____ Source records
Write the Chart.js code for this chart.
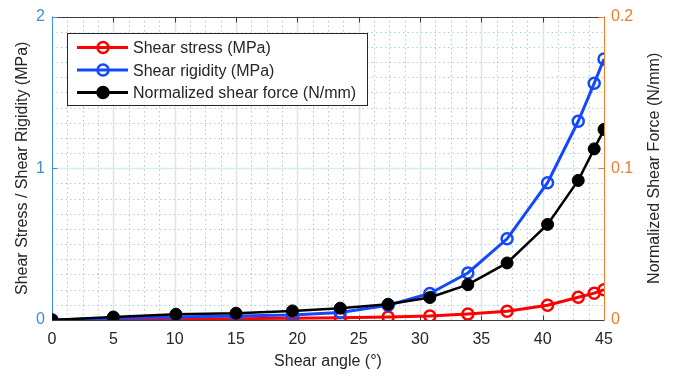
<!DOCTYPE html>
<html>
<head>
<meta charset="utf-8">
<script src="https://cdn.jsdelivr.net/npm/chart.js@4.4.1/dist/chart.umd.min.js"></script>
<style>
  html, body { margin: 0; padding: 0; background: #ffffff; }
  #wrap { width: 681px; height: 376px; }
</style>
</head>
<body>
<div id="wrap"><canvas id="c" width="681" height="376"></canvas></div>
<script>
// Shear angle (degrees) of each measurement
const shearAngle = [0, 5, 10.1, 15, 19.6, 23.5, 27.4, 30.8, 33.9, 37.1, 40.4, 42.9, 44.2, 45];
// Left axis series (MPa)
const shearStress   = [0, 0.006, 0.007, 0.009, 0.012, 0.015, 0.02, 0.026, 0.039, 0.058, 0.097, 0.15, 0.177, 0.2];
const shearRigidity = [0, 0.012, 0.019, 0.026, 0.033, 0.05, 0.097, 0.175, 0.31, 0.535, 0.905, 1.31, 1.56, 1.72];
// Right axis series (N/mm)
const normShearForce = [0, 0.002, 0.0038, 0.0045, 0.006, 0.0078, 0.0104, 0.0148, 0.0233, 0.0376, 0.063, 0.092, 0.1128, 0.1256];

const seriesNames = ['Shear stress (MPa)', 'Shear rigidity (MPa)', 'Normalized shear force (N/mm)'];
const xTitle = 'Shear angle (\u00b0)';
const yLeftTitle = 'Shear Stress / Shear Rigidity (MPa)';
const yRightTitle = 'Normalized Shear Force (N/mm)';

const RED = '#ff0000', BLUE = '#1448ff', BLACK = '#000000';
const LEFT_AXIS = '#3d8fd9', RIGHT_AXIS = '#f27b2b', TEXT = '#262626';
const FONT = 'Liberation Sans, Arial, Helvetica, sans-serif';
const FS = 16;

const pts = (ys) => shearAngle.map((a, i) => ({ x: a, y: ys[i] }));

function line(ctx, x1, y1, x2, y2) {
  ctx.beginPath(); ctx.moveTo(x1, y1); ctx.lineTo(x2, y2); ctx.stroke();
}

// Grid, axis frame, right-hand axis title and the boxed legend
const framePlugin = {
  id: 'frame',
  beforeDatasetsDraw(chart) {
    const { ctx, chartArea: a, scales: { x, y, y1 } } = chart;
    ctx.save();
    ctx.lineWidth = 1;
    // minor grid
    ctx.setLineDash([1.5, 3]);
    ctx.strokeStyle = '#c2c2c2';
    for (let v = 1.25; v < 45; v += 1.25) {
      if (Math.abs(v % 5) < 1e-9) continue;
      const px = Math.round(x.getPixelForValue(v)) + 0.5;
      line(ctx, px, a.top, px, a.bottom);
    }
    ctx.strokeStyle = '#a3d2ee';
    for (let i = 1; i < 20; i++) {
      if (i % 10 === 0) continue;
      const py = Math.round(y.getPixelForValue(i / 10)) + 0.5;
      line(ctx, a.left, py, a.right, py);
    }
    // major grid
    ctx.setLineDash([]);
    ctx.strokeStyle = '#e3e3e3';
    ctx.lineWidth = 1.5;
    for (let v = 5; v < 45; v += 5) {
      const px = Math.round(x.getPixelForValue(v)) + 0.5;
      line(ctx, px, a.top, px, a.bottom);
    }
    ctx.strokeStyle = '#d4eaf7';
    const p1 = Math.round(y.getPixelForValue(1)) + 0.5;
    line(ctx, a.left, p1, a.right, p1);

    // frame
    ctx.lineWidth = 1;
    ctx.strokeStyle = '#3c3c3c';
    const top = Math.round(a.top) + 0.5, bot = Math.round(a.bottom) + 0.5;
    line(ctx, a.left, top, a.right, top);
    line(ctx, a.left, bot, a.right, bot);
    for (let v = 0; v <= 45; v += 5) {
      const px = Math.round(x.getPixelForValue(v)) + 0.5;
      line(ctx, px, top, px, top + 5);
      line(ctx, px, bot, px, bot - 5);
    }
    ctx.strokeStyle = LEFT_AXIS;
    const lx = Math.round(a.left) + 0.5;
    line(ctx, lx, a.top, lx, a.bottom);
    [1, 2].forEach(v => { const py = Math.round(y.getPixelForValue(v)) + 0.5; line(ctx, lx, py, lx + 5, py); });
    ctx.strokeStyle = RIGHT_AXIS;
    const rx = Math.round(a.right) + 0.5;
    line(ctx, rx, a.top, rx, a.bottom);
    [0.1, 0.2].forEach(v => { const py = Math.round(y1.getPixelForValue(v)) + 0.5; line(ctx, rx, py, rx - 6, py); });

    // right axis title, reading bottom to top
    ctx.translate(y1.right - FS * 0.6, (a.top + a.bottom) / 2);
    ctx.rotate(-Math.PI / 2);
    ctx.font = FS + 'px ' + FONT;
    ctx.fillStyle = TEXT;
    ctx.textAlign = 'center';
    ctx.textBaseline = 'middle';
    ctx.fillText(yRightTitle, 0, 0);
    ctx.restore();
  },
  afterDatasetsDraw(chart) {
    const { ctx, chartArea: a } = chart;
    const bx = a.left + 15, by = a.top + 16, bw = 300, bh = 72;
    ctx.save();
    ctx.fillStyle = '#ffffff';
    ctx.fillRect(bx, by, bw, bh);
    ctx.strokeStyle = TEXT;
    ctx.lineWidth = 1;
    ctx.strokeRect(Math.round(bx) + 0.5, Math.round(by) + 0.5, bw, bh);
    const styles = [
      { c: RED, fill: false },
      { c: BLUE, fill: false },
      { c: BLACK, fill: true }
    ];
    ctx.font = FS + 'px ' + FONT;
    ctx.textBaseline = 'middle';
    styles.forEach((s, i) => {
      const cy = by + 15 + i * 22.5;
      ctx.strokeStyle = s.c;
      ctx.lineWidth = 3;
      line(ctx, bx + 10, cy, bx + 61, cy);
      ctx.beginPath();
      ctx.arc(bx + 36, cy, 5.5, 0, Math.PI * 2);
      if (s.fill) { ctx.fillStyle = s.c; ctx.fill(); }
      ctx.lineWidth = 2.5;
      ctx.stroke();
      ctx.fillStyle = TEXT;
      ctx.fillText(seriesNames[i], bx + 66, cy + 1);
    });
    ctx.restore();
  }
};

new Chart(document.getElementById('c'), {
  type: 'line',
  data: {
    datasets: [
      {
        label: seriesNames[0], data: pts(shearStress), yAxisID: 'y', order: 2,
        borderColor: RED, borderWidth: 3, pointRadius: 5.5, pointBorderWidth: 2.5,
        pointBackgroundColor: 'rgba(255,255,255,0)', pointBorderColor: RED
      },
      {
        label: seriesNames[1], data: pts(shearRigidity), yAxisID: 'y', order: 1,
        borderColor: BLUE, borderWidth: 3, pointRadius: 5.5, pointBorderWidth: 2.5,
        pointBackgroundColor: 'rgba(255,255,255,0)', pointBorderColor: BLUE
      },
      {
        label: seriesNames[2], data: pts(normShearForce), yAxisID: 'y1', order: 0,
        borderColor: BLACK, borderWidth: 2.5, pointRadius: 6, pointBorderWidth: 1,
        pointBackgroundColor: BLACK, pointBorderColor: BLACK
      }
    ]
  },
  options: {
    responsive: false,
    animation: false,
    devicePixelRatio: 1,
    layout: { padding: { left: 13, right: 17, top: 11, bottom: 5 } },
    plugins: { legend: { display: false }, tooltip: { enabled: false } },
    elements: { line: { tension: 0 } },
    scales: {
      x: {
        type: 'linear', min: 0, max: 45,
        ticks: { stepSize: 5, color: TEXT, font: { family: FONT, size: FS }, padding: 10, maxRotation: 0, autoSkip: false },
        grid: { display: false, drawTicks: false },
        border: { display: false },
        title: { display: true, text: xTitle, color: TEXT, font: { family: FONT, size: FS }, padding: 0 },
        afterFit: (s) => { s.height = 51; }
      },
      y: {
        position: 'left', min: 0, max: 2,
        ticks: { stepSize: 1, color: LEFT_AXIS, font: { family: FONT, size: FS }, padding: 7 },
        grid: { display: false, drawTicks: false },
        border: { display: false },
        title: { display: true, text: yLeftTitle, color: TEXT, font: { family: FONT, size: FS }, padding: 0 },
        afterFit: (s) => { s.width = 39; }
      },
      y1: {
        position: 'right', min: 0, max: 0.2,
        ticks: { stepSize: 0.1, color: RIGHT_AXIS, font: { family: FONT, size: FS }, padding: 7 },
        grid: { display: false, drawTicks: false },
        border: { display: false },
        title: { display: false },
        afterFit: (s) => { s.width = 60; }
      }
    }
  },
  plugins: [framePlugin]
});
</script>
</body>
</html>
________
____ Source records
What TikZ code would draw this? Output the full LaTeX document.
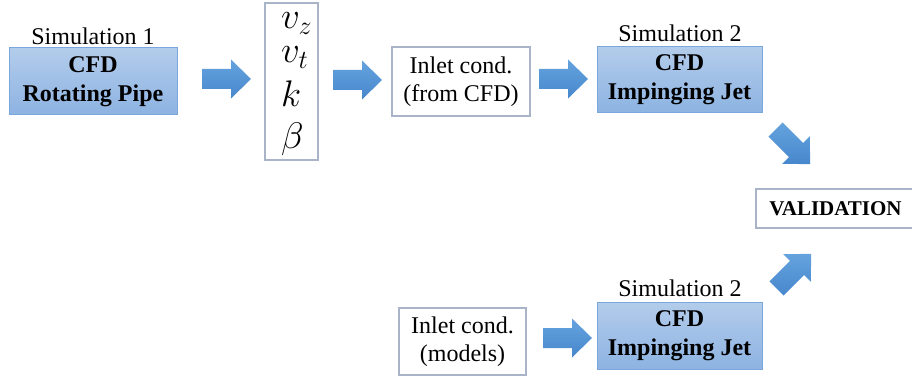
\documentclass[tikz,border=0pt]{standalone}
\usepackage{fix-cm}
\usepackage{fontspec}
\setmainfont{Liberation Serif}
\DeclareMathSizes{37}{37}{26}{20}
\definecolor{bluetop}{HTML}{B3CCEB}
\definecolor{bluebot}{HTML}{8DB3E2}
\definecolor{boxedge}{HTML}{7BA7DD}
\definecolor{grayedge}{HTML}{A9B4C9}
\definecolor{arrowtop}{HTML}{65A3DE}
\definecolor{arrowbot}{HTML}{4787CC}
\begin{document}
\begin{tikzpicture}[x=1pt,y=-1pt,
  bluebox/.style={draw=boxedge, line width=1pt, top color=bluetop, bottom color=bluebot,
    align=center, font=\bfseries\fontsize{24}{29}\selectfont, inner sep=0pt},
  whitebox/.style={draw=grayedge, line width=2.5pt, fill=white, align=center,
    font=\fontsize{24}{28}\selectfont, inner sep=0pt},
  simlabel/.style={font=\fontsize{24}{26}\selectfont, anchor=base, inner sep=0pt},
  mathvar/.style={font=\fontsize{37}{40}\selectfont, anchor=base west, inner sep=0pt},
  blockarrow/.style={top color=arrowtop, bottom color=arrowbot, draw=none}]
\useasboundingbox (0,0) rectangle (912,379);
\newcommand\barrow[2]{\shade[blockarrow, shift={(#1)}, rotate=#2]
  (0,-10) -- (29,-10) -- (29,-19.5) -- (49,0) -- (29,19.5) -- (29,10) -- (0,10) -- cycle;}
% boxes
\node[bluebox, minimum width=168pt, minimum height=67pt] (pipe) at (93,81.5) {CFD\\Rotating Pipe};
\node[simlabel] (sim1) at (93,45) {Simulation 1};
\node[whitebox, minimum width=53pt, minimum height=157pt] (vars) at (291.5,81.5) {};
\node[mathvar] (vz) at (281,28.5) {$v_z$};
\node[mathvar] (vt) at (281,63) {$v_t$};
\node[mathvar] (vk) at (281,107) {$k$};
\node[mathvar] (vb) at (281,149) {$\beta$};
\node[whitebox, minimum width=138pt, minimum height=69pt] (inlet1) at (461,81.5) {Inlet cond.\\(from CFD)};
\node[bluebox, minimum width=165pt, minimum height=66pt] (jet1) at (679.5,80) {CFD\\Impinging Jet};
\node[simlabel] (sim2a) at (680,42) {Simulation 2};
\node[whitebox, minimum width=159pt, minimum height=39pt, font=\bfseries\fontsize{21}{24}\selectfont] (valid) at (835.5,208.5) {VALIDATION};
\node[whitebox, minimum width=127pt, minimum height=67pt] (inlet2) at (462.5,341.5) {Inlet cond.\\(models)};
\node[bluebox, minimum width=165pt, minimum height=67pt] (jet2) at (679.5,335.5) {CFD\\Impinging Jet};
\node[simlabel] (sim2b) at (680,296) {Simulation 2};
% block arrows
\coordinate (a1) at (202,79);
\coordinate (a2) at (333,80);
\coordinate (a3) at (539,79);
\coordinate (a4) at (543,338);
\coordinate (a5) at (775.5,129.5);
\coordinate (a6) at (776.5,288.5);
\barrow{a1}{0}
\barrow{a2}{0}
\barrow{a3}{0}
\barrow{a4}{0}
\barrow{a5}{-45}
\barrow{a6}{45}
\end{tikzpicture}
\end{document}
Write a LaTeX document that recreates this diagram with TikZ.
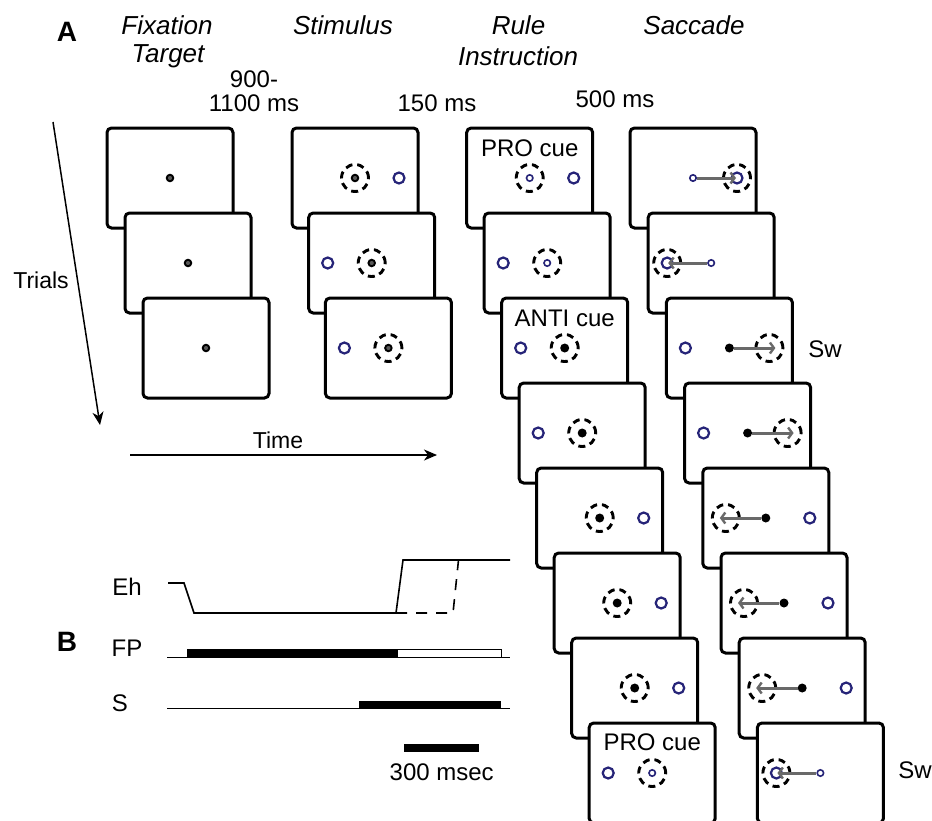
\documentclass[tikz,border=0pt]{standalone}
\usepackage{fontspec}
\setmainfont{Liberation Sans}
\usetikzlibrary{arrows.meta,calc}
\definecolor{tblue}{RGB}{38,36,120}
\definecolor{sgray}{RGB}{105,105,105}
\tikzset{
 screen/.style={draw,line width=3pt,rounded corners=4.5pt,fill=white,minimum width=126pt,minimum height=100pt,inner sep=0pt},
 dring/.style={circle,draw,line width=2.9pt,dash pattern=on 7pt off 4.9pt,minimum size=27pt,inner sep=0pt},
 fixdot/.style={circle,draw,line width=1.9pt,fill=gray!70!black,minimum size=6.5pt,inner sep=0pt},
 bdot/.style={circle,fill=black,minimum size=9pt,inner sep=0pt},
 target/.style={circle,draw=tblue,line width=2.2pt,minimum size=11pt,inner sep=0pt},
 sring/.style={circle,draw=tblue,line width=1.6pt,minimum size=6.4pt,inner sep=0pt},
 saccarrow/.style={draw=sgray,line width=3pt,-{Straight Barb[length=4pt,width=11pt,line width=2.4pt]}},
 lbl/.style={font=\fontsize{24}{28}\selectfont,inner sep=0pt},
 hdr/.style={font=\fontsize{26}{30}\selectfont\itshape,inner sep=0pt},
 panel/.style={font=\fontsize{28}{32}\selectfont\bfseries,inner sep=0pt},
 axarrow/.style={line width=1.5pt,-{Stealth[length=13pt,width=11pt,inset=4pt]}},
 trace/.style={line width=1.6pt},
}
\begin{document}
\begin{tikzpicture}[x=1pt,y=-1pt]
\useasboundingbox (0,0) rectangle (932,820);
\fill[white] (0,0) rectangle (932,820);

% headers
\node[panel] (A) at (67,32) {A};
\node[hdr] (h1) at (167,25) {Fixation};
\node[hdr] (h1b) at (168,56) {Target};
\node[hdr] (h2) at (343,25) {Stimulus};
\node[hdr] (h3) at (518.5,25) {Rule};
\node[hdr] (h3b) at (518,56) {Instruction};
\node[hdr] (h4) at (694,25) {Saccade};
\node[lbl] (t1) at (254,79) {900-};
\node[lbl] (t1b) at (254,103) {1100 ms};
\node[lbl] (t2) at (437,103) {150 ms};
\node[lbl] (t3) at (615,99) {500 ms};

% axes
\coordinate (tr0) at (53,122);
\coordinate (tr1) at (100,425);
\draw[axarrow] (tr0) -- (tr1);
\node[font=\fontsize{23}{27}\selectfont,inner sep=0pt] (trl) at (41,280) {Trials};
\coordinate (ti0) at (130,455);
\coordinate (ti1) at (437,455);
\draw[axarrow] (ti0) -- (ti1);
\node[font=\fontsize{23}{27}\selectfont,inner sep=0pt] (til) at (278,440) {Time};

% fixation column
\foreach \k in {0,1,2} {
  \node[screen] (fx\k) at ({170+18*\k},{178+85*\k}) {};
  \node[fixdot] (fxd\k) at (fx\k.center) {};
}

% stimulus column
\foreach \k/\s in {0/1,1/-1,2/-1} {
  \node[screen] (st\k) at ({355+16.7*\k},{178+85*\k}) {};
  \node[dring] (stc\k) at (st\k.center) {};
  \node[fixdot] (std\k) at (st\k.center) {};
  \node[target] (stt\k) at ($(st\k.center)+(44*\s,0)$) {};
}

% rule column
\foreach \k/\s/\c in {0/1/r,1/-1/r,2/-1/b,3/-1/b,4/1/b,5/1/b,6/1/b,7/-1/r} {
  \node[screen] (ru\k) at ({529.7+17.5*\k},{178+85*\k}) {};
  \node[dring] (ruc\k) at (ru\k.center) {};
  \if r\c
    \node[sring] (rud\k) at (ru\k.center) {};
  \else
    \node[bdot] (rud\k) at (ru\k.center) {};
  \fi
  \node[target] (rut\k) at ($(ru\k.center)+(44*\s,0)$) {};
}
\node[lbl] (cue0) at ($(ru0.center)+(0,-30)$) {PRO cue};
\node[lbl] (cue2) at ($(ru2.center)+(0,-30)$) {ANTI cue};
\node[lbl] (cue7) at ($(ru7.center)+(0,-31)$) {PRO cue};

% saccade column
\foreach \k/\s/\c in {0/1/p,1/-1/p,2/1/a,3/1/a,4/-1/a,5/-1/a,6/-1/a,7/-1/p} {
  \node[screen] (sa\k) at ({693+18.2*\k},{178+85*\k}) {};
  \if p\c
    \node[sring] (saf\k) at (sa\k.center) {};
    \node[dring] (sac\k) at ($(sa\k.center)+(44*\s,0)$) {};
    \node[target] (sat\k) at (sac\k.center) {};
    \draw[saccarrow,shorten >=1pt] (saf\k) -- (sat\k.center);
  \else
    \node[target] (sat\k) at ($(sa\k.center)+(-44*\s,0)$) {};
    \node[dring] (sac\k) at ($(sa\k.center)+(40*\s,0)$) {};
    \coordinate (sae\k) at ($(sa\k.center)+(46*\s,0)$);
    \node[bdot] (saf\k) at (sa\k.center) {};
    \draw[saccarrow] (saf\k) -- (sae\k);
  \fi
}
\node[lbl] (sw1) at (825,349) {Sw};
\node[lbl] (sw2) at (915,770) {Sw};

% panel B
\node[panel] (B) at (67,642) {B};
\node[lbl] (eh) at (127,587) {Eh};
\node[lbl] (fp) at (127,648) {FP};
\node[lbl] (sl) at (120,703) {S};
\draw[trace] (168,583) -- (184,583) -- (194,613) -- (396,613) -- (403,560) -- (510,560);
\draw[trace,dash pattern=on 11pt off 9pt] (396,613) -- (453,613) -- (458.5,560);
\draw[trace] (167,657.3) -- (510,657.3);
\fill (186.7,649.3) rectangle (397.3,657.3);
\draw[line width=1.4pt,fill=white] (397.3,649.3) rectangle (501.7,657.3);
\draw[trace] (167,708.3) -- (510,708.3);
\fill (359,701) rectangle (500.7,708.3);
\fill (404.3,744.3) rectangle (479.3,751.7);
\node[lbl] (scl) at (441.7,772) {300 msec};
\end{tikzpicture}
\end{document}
________
____ Source records
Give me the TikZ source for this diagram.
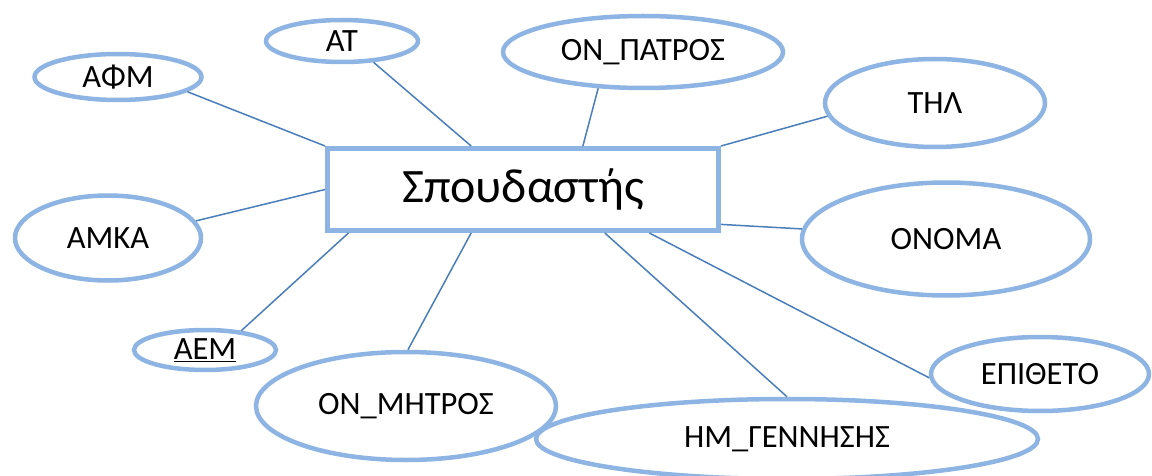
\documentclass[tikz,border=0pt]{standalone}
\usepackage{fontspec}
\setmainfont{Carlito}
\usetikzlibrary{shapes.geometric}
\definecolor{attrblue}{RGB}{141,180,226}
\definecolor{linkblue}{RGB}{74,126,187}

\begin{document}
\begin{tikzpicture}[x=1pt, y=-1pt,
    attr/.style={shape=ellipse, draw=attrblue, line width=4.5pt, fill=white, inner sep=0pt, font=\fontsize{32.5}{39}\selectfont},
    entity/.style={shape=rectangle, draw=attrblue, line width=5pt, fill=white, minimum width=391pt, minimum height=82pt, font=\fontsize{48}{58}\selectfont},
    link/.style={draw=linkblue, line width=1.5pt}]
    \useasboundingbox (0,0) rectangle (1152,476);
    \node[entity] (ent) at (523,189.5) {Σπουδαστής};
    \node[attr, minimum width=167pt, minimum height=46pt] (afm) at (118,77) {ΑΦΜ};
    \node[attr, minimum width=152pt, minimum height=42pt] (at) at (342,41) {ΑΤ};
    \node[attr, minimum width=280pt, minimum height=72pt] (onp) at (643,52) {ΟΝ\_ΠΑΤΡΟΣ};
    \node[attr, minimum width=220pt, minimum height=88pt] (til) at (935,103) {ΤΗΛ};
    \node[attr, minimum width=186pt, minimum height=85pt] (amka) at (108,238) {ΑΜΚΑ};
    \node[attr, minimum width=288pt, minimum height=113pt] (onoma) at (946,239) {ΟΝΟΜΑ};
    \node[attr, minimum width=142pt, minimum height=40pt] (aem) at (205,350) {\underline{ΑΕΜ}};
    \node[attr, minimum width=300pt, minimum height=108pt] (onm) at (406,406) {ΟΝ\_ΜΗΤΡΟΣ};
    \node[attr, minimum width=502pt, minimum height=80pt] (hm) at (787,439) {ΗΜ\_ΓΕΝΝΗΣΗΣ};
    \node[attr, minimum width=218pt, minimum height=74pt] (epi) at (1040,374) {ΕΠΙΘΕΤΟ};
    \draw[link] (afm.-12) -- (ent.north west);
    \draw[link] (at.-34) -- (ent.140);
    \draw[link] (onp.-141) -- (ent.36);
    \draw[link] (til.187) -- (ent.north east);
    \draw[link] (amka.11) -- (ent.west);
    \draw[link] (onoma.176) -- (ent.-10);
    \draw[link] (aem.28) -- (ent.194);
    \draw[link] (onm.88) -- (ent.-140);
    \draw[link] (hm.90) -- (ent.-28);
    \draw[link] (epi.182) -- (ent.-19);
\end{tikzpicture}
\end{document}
________
**Task to carry out**
Examine the listing and say how many of its lines contain the string "code". Give the number alone.

**Correct result**
2